U. hires additional faculty to meet large Class of 2016
No new professorial faculty were hired because the University had already completed its faculty hiring process for the year by the time it learned the freshman class would be larger than usual.
Nevertheless, University Spokesperson Martin Mbugua said the University did hire more lecturers and teaching assistants to keep class sizes down in precepts, seminars and beginning language classes.
Mbugua added that some large lecture courses grew in size, but the increase in Assistants in Instruction have kept precept sizes consistent. He could not say how much the hiring of the additional lecturers and teaching assistants cost.
Dean of the Faculty David Dobkin did not respond to repeated requests to be interviewed. A representative of Dobkin said he and his associates did not have time in their schedules to speak.

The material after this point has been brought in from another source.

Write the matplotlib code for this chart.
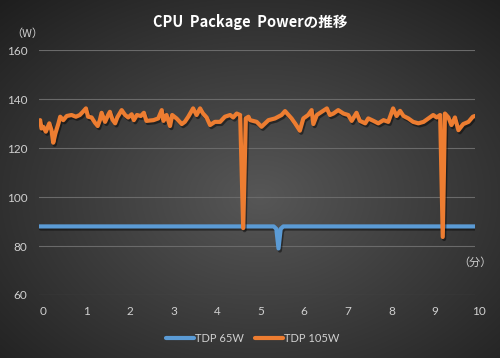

Mbugua said the adjustments made this year have gone according to plan.
“We have heard no faculty concerns about increased workload,” Mbugua said. “We feel that there was sufficient notice to enable the University to make the necessary adjustments.”
The freshman Writing Seminar program is offering four more sections this year than it offered last year, though it had initially planned to offer five additional sections. Writing Program director Amanda Irwin Wilkins said the unexpectedly large size of the Class of 2016 did not pose any logistical issues, since the program’s annual hiring process was still going on when the size of the class was publicized.
“We just took the additional sections needed into account as we were finalizing our hires and the teaching load for our faculty,” Irwin Wilkins said.
Just as in past years, the writing seminar sections are capped at 12 students. Irwin Wilkins said maintaining the small class size was a priority for the program.
If anything, Irwin Wilkins said the hiring of the additional instructors has benefited the program.
“People just had a few more topics to choose from when they were making their decision of which course they were choosing in the fall,” Irwin Wilkins said.
The Freshman Seminar program also expanded this year, not in response to the larger class, but rather due to what Deputy Dean of the College Clayton Marsh ‘85 called “a serendipitous increase in capacity.”
Marsh said that this year the program actually grew at a faster pace than the Class of 2016 did, adding 11 new seminars with a capacity of 15 students each.
As a result, participation in the Freshman Seminar program is higher than it has ever been. This fall, 600 freshmen enrolled in freshman seminars, and in total Marsh said he expects more than 1,000 students to take a freshman seminar this year, a record number for the growing program.
In the coming years, the Office of Admission will cap incoming classes at roughly 1,290 students to offset the larger size of the Class of 2016.